The city wants to make Chinatown a more walkable neighborhood, but its new project is causing some unexpected problems.
As part of the Chinatown action plan, officials spend five years collaborating with local businesses and residents, who said their top priority was pedestrian safety.
Last year, the city says there were eight pedestrian crashes in the community.
The city recently put up sidewalk extensions in the form of barriers that extend into the street. The goal was to make it quicker and safer for pedestrians to cross.
“The idea is to make it a more pedestrian-focused area. It’s the largest area with walkability. We looked at that and the elderly population who need more time to cross the street,” said Michael Packard, the city’s Complete Streets program coordinator.
But businesses say the new safety feature is causing problems for delivery and pickup trucks.
“A lot of people are complaining, especially delivery trucks like FedEx, UPS, they cannot deliver to people around here. They have to park far away (with) very heavy packages,” said Sam Say, who owns MP Lei Shop.

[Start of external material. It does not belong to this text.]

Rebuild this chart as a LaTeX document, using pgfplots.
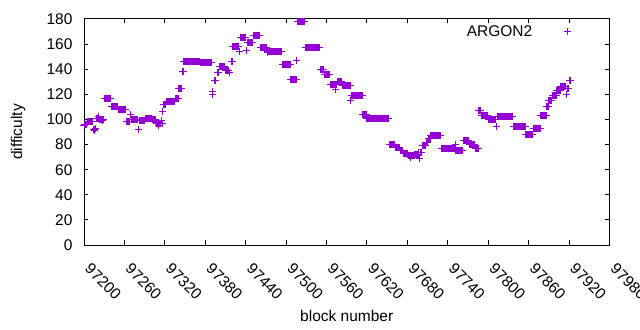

He says trash pickup is also affected. “I heard they said they couldn’t turn. Big trucks cannot park in the area, and the trash is heavy, so they leave it,” Say said.

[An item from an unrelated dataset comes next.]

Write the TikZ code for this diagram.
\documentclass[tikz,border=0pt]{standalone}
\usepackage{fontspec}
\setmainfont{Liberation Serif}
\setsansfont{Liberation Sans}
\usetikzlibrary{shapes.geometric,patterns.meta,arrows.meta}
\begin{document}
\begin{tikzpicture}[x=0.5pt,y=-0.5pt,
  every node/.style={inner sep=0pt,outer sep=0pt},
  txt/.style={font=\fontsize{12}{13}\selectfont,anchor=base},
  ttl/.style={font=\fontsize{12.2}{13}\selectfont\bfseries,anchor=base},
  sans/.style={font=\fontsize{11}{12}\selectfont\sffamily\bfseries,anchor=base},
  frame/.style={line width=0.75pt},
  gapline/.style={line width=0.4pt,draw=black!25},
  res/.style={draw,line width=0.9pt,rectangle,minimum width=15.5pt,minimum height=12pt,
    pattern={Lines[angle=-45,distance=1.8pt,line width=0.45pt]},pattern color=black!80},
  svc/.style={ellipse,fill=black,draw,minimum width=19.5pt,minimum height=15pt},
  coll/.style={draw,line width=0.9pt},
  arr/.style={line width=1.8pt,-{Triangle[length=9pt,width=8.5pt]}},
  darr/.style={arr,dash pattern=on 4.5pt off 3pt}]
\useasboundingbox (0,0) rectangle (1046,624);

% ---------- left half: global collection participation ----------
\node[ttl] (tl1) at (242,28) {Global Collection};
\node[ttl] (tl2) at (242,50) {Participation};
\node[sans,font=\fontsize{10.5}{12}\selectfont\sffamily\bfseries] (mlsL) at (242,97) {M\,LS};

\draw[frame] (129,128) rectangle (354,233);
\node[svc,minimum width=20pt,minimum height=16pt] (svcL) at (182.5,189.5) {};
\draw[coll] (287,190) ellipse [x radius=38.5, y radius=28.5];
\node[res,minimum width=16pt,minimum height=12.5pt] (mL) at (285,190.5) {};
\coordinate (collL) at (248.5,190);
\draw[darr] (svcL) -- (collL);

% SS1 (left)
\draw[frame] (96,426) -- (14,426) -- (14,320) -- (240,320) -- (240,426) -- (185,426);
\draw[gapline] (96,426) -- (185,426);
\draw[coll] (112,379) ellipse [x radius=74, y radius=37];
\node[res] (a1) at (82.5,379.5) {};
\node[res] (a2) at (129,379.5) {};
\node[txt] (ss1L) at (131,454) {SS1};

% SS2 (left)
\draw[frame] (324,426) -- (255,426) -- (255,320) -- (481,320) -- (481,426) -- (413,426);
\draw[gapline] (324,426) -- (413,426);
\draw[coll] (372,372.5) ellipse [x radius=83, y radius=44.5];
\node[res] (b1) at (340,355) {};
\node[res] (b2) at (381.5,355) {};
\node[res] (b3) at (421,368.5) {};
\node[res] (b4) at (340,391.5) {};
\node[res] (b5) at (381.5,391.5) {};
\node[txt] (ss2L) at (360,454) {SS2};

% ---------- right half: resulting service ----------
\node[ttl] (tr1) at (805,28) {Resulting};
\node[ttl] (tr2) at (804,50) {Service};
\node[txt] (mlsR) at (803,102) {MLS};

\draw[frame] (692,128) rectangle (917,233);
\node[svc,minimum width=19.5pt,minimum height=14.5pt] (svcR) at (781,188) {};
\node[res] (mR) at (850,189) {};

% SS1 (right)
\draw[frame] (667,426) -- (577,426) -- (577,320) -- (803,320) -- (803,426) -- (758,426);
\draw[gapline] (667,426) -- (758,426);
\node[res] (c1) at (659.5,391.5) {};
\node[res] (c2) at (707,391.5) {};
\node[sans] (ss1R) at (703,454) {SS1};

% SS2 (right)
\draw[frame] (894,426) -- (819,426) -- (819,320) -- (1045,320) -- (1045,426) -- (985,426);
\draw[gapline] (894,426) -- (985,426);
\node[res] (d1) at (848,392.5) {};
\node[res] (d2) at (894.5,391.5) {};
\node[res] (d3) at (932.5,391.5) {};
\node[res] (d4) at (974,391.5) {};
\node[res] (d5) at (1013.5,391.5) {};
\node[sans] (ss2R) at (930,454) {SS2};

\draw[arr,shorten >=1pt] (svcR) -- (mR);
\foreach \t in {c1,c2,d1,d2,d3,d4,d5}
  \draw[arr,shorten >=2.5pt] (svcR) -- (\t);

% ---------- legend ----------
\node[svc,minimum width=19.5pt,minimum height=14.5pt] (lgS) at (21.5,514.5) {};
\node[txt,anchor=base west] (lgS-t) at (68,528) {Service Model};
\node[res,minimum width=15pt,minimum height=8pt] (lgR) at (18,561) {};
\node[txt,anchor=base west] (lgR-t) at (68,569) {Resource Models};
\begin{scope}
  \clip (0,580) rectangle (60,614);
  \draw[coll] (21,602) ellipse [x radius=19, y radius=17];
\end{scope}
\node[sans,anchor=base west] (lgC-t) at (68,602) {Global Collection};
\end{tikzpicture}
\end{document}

“There is a lack of loading zones, a lack of where delivery trucks park,” said Chu Lan Shubert-Kwock, a member of the Downtown-Chinatown Neighborhood Board. “A lot of illegal activity goes on in the shoulders. The city never planned properly to provide for sufficient loading.”
The city says it’s aware of the issues.
“New things cause new problems and things of concern,” Packard said. “One of the things we heard about were deliveries. These spots were not legal spots for parking, because it blocked the line of sight for pedestrians.”

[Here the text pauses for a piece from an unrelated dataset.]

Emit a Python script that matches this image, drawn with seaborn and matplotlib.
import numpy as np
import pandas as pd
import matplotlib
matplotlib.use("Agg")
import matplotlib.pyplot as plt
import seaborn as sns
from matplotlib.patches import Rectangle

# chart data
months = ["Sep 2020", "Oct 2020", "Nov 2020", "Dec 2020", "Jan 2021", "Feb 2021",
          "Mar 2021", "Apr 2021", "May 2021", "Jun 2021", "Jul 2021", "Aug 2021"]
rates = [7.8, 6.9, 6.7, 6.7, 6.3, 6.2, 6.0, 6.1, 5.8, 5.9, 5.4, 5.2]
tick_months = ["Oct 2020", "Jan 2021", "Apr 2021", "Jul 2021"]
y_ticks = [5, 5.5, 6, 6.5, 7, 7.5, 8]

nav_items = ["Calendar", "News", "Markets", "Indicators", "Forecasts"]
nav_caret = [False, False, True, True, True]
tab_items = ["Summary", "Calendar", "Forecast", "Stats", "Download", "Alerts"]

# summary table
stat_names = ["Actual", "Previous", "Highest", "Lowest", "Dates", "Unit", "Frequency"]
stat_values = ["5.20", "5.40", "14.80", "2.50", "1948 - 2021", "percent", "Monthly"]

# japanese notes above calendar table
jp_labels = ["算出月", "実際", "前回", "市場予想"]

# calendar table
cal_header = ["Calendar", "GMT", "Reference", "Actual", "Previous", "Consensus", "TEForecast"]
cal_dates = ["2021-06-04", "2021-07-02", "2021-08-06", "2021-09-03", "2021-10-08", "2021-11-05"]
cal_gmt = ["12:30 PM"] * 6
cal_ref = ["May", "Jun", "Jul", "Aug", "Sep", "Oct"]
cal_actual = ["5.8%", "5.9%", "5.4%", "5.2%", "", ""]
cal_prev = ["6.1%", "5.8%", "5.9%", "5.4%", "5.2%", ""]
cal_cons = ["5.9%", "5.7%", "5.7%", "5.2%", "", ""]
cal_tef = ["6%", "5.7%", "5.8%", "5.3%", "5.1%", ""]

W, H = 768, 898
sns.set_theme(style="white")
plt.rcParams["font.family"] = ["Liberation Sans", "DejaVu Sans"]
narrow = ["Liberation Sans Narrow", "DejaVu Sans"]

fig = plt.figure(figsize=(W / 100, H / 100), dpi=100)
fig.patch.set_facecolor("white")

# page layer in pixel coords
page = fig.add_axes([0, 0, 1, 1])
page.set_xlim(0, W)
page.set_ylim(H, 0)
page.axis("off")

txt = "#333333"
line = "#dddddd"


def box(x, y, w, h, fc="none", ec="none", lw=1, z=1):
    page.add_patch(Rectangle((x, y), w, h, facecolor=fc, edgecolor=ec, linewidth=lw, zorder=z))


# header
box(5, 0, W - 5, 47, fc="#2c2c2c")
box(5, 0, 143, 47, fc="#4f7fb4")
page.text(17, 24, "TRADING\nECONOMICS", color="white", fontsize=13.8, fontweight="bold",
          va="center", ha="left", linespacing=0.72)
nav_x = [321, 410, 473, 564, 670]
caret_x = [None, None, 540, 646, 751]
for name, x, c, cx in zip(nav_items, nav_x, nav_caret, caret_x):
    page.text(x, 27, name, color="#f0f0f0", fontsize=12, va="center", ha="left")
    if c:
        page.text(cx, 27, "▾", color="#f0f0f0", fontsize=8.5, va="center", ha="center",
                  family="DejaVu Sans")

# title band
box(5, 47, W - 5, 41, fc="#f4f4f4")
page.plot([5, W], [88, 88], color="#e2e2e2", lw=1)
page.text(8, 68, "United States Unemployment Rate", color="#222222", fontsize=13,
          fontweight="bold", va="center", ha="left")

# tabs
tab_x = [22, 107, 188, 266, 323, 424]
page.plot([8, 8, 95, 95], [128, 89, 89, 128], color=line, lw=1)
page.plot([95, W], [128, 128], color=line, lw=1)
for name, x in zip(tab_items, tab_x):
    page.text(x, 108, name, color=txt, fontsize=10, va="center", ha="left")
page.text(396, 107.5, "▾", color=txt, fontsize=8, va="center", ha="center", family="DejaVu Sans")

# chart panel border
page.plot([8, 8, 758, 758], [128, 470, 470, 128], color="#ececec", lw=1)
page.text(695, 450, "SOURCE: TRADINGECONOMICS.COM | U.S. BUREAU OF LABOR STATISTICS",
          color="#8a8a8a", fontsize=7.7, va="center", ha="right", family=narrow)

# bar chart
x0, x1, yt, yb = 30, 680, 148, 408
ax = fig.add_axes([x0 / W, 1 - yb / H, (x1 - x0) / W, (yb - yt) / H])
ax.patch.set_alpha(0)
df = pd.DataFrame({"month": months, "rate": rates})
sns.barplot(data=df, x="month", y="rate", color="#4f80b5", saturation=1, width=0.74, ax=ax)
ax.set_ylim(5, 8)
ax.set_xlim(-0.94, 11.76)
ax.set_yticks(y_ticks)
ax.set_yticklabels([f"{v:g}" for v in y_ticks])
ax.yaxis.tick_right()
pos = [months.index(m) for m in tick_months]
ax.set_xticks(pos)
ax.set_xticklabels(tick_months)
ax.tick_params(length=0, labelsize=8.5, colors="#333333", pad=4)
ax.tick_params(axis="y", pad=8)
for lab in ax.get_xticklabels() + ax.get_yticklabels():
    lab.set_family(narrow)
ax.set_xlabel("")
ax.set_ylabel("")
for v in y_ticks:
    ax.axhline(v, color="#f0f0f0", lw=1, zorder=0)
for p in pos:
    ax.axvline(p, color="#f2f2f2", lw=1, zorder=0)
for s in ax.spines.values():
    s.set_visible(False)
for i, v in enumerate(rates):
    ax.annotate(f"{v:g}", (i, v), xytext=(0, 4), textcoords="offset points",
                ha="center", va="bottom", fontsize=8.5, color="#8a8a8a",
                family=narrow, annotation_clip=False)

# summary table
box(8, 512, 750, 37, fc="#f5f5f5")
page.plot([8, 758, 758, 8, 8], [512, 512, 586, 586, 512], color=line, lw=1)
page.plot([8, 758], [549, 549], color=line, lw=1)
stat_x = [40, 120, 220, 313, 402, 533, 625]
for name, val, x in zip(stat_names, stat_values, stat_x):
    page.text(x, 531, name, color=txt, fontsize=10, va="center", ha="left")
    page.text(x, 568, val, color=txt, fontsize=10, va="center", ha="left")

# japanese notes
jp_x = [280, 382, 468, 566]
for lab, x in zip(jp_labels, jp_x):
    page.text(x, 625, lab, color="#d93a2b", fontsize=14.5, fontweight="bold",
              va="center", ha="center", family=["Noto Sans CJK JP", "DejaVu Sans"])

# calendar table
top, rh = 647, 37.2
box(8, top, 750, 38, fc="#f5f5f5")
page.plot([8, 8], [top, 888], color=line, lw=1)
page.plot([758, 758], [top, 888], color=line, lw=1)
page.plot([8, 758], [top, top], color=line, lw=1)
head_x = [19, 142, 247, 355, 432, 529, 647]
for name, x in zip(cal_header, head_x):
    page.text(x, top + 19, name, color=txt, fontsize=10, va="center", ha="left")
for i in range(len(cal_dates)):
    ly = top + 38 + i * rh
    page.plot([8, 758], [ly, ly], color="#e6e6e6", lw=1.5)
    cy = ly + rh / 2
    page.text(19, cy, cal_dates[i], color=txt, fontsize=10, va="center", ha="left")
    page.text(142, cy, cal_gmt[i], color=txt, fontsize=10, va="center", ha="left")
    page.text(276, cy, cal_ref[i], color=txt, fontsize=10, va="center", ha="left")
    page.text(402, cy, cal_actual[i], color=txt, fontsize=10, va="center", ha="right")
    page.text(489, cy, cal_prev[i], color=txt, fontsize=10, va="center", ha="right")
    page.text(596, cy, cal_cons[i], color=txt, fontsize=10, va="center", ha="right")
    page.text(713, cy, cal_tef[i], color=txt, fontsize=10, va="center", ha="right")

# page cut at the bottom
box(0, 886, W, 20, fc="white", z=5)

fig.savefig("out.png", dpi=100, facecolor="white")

For now, the city says trash pickup will change. In a statement, the city is “asking customers in Chinatown to place their trash at the new curbside, just inside the roadway edge of the bulb-outs, to allow for quick pickup by city crews.”
The city also says the sidewalk extensions aren’t set in stone.
“We think we’re going to be able to get through this and learn from the merchants and users to see what potentially needs to change,” Packard said.